The kindness of everyone has even extended to helping us plan the rest of our world trip.  Russell's sister back home in the US has found accommodations for us so that we can spend Christmas week in Paris and the week after in Bonn, Germany.  While in Bonn, we will celebrate the New Year with our longtime friend Jayne (also from the US), who will also play tour guide and show us around.  And our daughter Dawn is taking care of all of the arrangements for an upcoming month-long adventure in Italy, where she will join us with her husband David and our baby grandson Keegan.

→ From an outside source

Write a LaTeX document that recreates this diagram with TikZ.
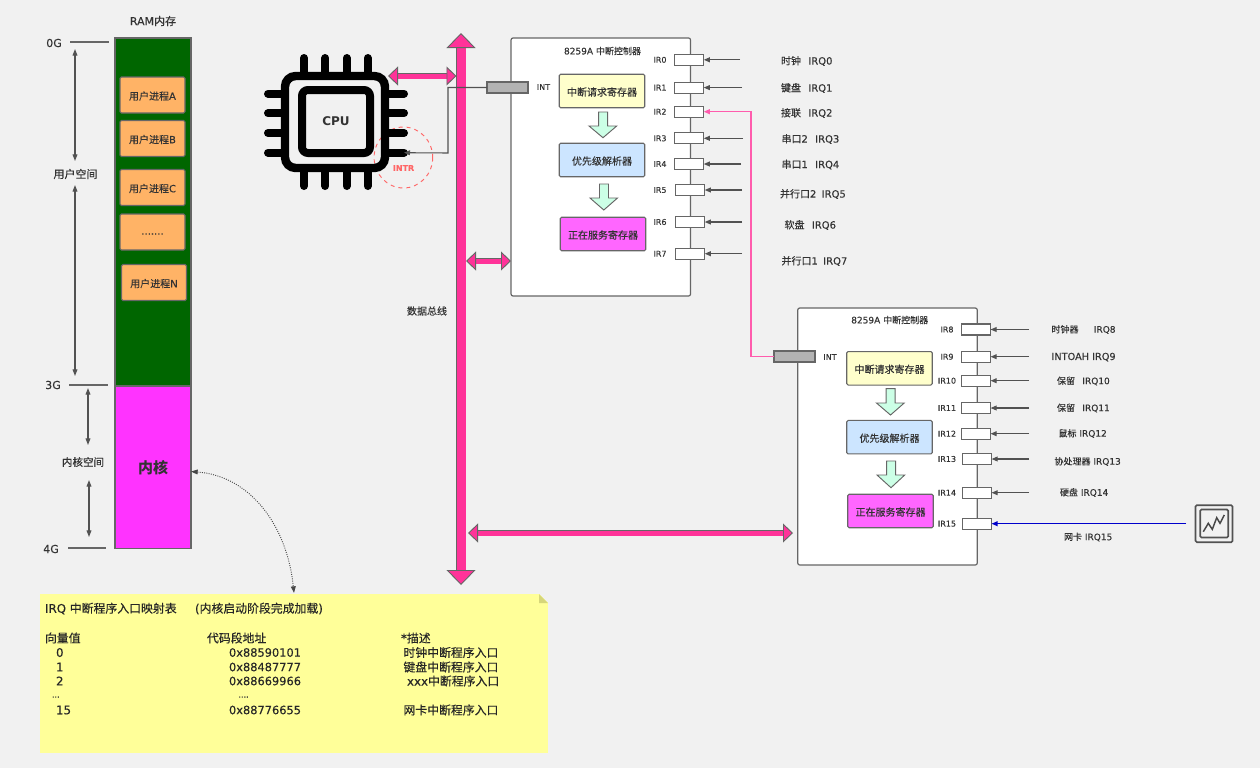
\documentclass[tikz,border=0pt]{standalone}
\usepackage{fontspec}
\setmainfont[FakeBold=0.2]{DejaVu Sans}
\newfontfamily\cjkfont[FakeBold=0.25]{Noto Sans CJK SC}
\newfontfamily\heavycjk{Noto Sans CJK SC}
\newfontfamily\heavylatin{DejaVu Sans}
\newcommand\cj[1]{{\cjkfont #1}}
\usetikzlibrary{arrows.meta,calc}
\newdimen\U \U=0.75pt
\definecolor{canvas}{HTML}{F1F1F1}
\definecolor{ink}{HTML}{333333}
\definecolor{edge}{HTML}{666666}
\definecolor{buspink}{HTML}{FF3399}
\definecolor{cascade}{HTML}{FF5CAD}
\definecolor{intrred}{HTML}{FF6666}
\definecolor{usergreen}{HTML}{006600}
\definecolor{kernelpink}{HTML}{FF33FF}
\definecolor{procorange}{HTML}{FFB366}
\definecolor{notefill}{HTML}{FFFF99}
\definecolor{noteear}{HTML}{D6D67A}
\definecolor{pingray}{HTML}{B3B3B3}
\definecolor{flowgreen}{HTML}{CCFFE6}
\definecolor{regyellow}{HTML}{FFFFCC}
\definecolor{regblue}{HTML}{CCE5FF}
\definecolor{regpink}{HTML}{FF66FF}
\definecolor{nicblue}{HTML}{0000CC}
\tikzset{
  x=0.75pt, y=-0.75pt,
  every node/.style={inner sep=0pt, outer sep=0pt, text=ink},
  tiny label/.style={font=\fontsize{6}{7}\selectfont},
  small label/.style={font=\fontsize{6.75}{8}\selectfont},
  body label/.style={font=\fontsize{7.5}{9}\selectfont},
  big label/.style={font=\fontsize{8.25}{10}\selectfont},
  note label/.style={font=\fontsize{8.9}{10}\selectfont, anchor=west, text=black!85},
  address label/.style={font=\fontsize{8.55}{10}\selectfont, anchor=west, text=black!85},
  irq label/.style={font=\fontsize{6.75}{8}\selectfont, anchor=west},
  ramcell/.style 2 args={draw=edge, line width=1pt, minimum width=#1\U, minimum height=#2\U},
  process/.style={draw=edge, line width=0.8pt, rounded corners=1pt, fill=procorange,
                  minimum width=65\U, minimum height=36\U, body label, text height=8.1pt, text depth=0.9pt},
  chip/.style={draw=edge, line width=0.9pt, fill=white, rounded corners=1.5pt, minimum width=179.5\U},
  reg/.style={draw=edge, line width=0.8pt, rounded corners=1pt, minimum width=85.5\U, minimum height=33.5\U,
              body label, text height=8.1pt, text depth=0.9pt},
  intpin/.style={draw=edge, line width=0.8pt, fill=pingray, minimum width=41\U, minimum height=11\U},
  irpin/.style={draw=edge, line width=0.8pt, fill=white, minimum width=29.5\U, minimum height=11\U},
  flow/.style={draw=edge, line width=0.7pt, fill=flowgreen},
  wire/.style={draw=edge!80!black, line width=0.8pt, -{Triangle[length=4.5pt,width=3.6pt]}},
  span/.style={draw=edge!80!black, line width=0.8pt, {Triangle[length=5pt,width=3.6pt]}-{Triangle[length=5pt,width=3.6pt]}},
  tick/.style={draw=edge, line width=0.8pt},
  pin/.style={draw=black, line width=6pt, line cap=round},
  branchbus/.style={draw=edge, line width=0.7pt, double=buspink, double distance=3.75pt,
     {Triangle[length=7.5pt,width=14.25pt,fill=buspink,color=edge,line width=0.7pt]}-{Triangle[length=7.5pt,width=14.25pt,fill=buspink,color=edge,line width=0.7pt]}},
  mainbus/.style={draw=edge, line width=0.7pt, double=buspink, double distance=6.75pt,
     {Triangle[length=11.25pt,width=21.75pt,fill=buspink,color=edge,line width=0.7pt]}-{Triangle[length=11.25pt,width=21.75pt,fill=buspink,color=edge,line width=0.7pt]}},
}
\begin{document}
\begin{tikzpicture}
\useasboundingbox (0,0) rectangle (1260,768);
\fill[canvas] (0,0) rectangle (1260,768);

% Memory column with address ticks
\node[big label] (ramtitle) at (153,21) {RAM\cj{内存}};
\node[ramcell={76}{348}, fill=usergreen] (user) at (153,212) {};
\node[ramcell={76}{162}, fill=kernelpink, font=\fontsize{11.25}{14}\selectfont] (kern) at (153,467.5) {\heavycjk\bfseries 内核};
\node[process] (pa) at (152.5,95) {\cj{用户进程}A};
\node[process] (pb) at (152.5,138.5) {\cj{用户进程}B};
\node[process] (pc) at (152.5,187.5) {\cj{用户进程}C};
\node[process, text height=4pt, text depth=0pt] (pd) at (152.5,232) {.......};
\node[process] (pn) at (154,282.5) {\cj{用户进程}N};

\node[big label] (g0) at (54,43) {0G};
\node[big label] (g3) at (53,385) {3G};
\node[big label] (g4) at (51,549) {4G};
\coordinate (t0) at (109,42);
\coordinate (t3) at (108,385);
\coordinate (t4) at (106,548);
\draw[tick] (70,42) -- (t0);
\draw[tick] (69,385) -- (t3);
\draw[tick] (68,548) -- (t4);
\node[font=\fontsize{8.25}{10}\selectfont] (uspace) at (75.5,174) {\cj{用户空间}};
\node[font=\fontsize{7.9}{10}\selectfont] (kspace) at (83,462) {\cj{内核空间}};
\coordinate (ua) at (75,49);
\coordinate (ub) at (75,161);
\coordinate (uc) at (75,185);
\coordinate (ud) at (75,376);
\coordinate (ka) at (88,388);
\coordinate (kb) at (88,445);
\coordinate (kc) at (89,480);
\coordinate (kd) at (89,537);
\draw[span] (ua) -- (ub);
\draw[span] (uc) -- (ud);
\draw[span] (ka) -- (kb);
\draw[span] (kc) -- (kd);

% Interrupt vector note
\node[fill=notefill, minimum width=508\U, minimum height=159\U] (note) at (294,673.5) {};
\fill[canvas] (539,593.6) -- (548.5,593.6) -- (548.5,603) -- cycle;
\fill[noteear] (539,594) -- (548,603) -- (539,603) -- cycle;
\node[note label] (ntitle) at (45,608.5) {IRQ \cj{中断程序入口映射表}};
\node[note label] (nsub) at (195,608.5) {(\cj{内核启动阶段完成加载})};
\node[note label] (hvec) at (45,638) {\cj{向量值}};
\node[note label] (hadr) at (207,638) {\cj{代码段地址}};
\node[note label] (hdsc) at (401,638) {*\cj{描述}};
\foreach \id/\row/\vnum/\adr/\dx/\dsc in {
   a/652.5/0/0x88590101/403.5/\cj{时钟中断程序入口},
   b/667/1/0x88487777/403.5/\cj{键盘中断程序入口},
   c/681/2/0x88669966/407/xxx\cj{中断程序入口},
   e/710/15/0x88776655/403.5/\cj{网卡中断程序入口}}{
  \node[note label] (v\id) at (56,\row) {\vnum};
  \node[address label] (r\id) at (229,\row) {\adr};
  \node[note label] (d\id) at (\dx,\row) {\dsc};
}
\node[tiny label, anchor=west] (vdots) at (52,697) {...};
\node[tiny label, anchor=west] (rdots) at (238.5,697) {....};

% Link from the kernel block to the note
\coordinate (notetop) at (294,593);
\draw[densely dotted, draw=edge!70!black, line width=0.7pt,
      {Triangle[length=5pt,width=3.6pt]}-{Triangle[length=5pt,width=3.6pt]}]
  ([yshift=-3pt]kern.east) .. controls (250,476) and (287,525) .. (notetop);

% Processor icon
\draw[intrred, dashed, line width=0.7pt] (403.4,157.5) ellipse (29.3 and 30.5);
\node[font=\bfseries\fontsize{6}{7}\selectfont, text=intrred] (intr) at (403.5,168) {INTR};
\node[draw=black, line width=6.3pt, rounded corners=8pt, minimum width=100\U, minimum height=92\U] (cpu) at (335,122) {};
\node[draw=black, line width=6pt, rounded corners=4.5pt, minimum width=68\U, minimum height=63\U,
      font=\fontsize{9}{12}\selectfont] (core) at (336,121.5) {\heavylatin\bfseries CPU};
\foreach \i/\cx in {1/304,2/325.3,3/346.7,4/367.7}{
  \coordinate (pt\i) at (\cx,58);
  \coordinate (pb\i) at (\cx,186);
  \draw[pin] (pt\i) -- (\cx,72);
  \draw[pin] (pb\i) -- (\cx,172);
}
\foreach \i/\cy in {1/93.7,2/113.3,3/133,4/152.7}{
  \coordinate (pl\i) at (268,\cy);
  \coordinate (pr\i) at (404,\cy);
  \draw[pin] (pl\i) -- (281,\cy);
  \draw[pin] (pr\i) -- (389,\cy);
}

% Data bus
\coordinate (bustop) at (461,33);
\coordinate (busbot) at (461,585);
\draw[mainbus] (bustop) -- (busbot);
\node[body label] (buslabel) at (427,311) {\cj{数据总线}};

% First controller
\node[chip, minimum height=258\U] (c1) at (600.8,167) {};
\node[small label] (c1title) at (602.5,51) {8259A \cj{中断控制器}};
\node[intpin] (int1) at (507.5,87.5) {};
\node[tiny label] (int1l) at (543.5,87) {INT};
\node[reg, fill=regyellow] (r1a) at (602,91) {\cj{中断请求寄存器}};
\node[reg, fill=regblue] (r1b) at (602,160) {\cj{优先级解析器}};
\node[reg, fill=regpink] (r1c) at (603,234) {\cj{正在服务寄存器}};
\draw[flow] (598.7,112) -- (607.7,112) -- (607.7,126) -- (616.7,126) -- (603,137.7) -- (589,126) -- (598.7,126) -- cycle;
\draw[flow] (599.5,184) -- (608.5,184) -- (608.5,198) -- (617.5,198) -- (603.8,210) -- (590,198) -- (599.5,198) -- cycle;
\foreach \n/\cy/\cx/\ex in {
   0/59.8/689/740,
   1/87.6/689/742,
   2/111.7/689/0,
   3/138.3/689/743,
   4/164/689/741,
   5/190/690/742,
   6/222/690/742,
   7/253.7/690/742}{
  \node[irpin] (ir\n) at (\cx,\cy) {};
  \node[tiny label] (irl\n) at (660,\cy) {IR\n};
  \ifnum\ex>0
    \coordinate (src\n) at (\ex,\cy);
    \draw[wire] (src\n) -- (ir\n.east);
  \fi
}
\node[body label, anchor=west] (q0) at (781,61) {\cj{时钟}\hspace{5.5pt}IRQ0};
\node[body label, anchor=west] (q1) at (781,88) {\cj{键盘}\hspace{5.5pt}IRQ1};
\node[body label, anchor=west] (q2) at (781,113) {\cj{接联}\hspace{5.5pt}IRQ2};
\node[body label, anchor=west] (q3) at (781.5,139) {\cj{串口}2\hspace{5.5pt}IRQ3};
\node[body label, anchor=west] (q4) at (781.5,164.5) {\cj{串口}1\hspace{5.5pt}IRQ4};
\node[body label, anchor=west] (q5) at (780,194) {\cj{并行口}2\hspace{4pt}IRQ5};
\node[body label, anchor=west] (q6) at (784.5,225) {\cj{软盘}\hspace{5.5pt}IRQ6};
\node[body label, anchor=west] (q7) at (781.5,261) {\cj{并行口}1\hspace{4pt}IRQ7};

% Second controller
\node[chip, minimum height=257\U] (c2) at (887.5,436.5) {};
\node[small label] (c2title) at (889.7,320) {8259A \cj{中断控制器}};
\node[intpin] (int2) at (794.5,356.5) {};
\node[tiny label] (int2l) at (830,357) {INT};
\node[reg, fill=regyellow] (r2a) at (889.5,368.3) {\cj{中断请求寄存器}};
\node[reg, fill=regblue] (r2b) at (889.5,437.2) {\cj{优先级解析器}};
\node[reg, fill=regpink] (r2c) at (890.5,511) {\cj{正在服务寄存器}};
\draw[flow] (886.2,388.7) -- (895.2,388.7) -- (895.2,403) -- (904.2,403) -- (890.5,415) -- (876.5,403) -- (886.2,403) -- cycle;
\draw[flow] (886.7,461) -- (895.7,461) -- (895.7,475) -- (904.7,475) -- (891,487.7) -- (877,475) -- (886.7,475) -- cycle;
\foreach \n/\cy/\cx/\ex in {
   8/329.5/975.8/1029,
   9/356.7/975.8/1029,
   10/380.7/975.8/1029,
   11/408/975.8/1029,
   12/433.7/975.8/1029,
   13/459/976.8/1029,
   14/492.7/976.8/1029,
   15/523.7/976.8/0}{
  \node[irpin] (ir\n) at (\cx,\cy) {};
  \node[tiny label] (irl\n) at (947,\cy) {IR\n};
  \ifnum\ex>0
    \coordinate (src\n) at (\ex,\cy);
    \draw[wire] (src\n) -- (ir\n.east);
  \fi
}
\node[irq label] (q8) at (1051.5,329.5) {\cj{时钟器}\hspace{11.5pt}IRQ8};
\node[irq label, font=\fontsize{7.3}{8}\selectfont] (q9) at (1051.5,357) {INTOAH IRQ9};
\node[irq label] (q10) at (1057,381) {\cj{保留}\hspace{5.5pt}IRQ10};
\node[irq label] (q11) at (1057,408) {\cj{保留}\hspace{5.5pt}IRQ11};
\node[irq label] (q12) at (1058.5,433.5) {\cj{鼠标} IRQ12};
\node[irq label] (q13) at (1054.5,461.5) {\cj{协处理器} IRQ13};
\node[irq label] (q14) at (1060,492.5) {\cj{硬盘} IRQ14};
\node[irq label] (q15) at (1064,537) {\cj{网卡} IRQ15};

% Network card icon
\node[draw=edge!80!black, line width=1.2pt, rounded corners=1pt, minimum width=37\U, minimum height=37\U] (nic) at (1214,523.7) {};
\node[draw=edge!80!black, line width=1.2pt, rounded corners=1pt, minimum width=28\U, minimum height=28\U] (nicin) at (1214.2,523.5) {};
\draw[edge!70!black, line width=1.1pt] (1203.3,531.7) -- (1208.3,523.3) -- (1212.3,529.3) -- (1216.7,517.7) -- (1220,523.3) -- (1224.3,515);

% Connections between parts
\coordinate (jog1) at (448,153);
\draw[wire] (int1.west) -| (jog1) -- (pr4);
\coordinate (cjog) at (751,111.7);
\draw[draw=cascade, line width=0.9pt, -{Triangle[length=4.5pt,width=3.6pt,fill=cascade]}] (int2.west) -| (cjog) -- (ir2.east);
\draw[draw=nicblue, line width=0.9pt, shorten <=7pt,
      -{Triangle[length=4.5pt,width=3.6pt,fill=nicblue]}] (nic.west) -- (ir15.east);

% Bus branches
\coordinate (cpubusL) at (388,76);
\coordinate (cpubusR) at (456.5,76);
\coordinate (b1L) at (466,261);
\coordinate (b1R) at (511,261);
\coordinate (b2L) at (468,533);
\coordinate (b2R) at (793,533);
\draw[branchbus] (cpubusL) -- (cpubusR);
\draw[branchbus] (b1L) -- (b1R);
\draw[branchbus] (b2L) -- (b2R);
\end{tikzpicture}
\end{document}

When we planned our world trip a year ago, we worried that six months in Europe would be too long.  And as we began running out of preparation time before our departure, we worried that we would not be able to find accommodations or meet people once we arrived.  Now that we are actually here, we have had unbelievably good fortune in securing wonderful accommodations.  Our only worry now is that we won't have enough time to see everything and meet everyone that we would like.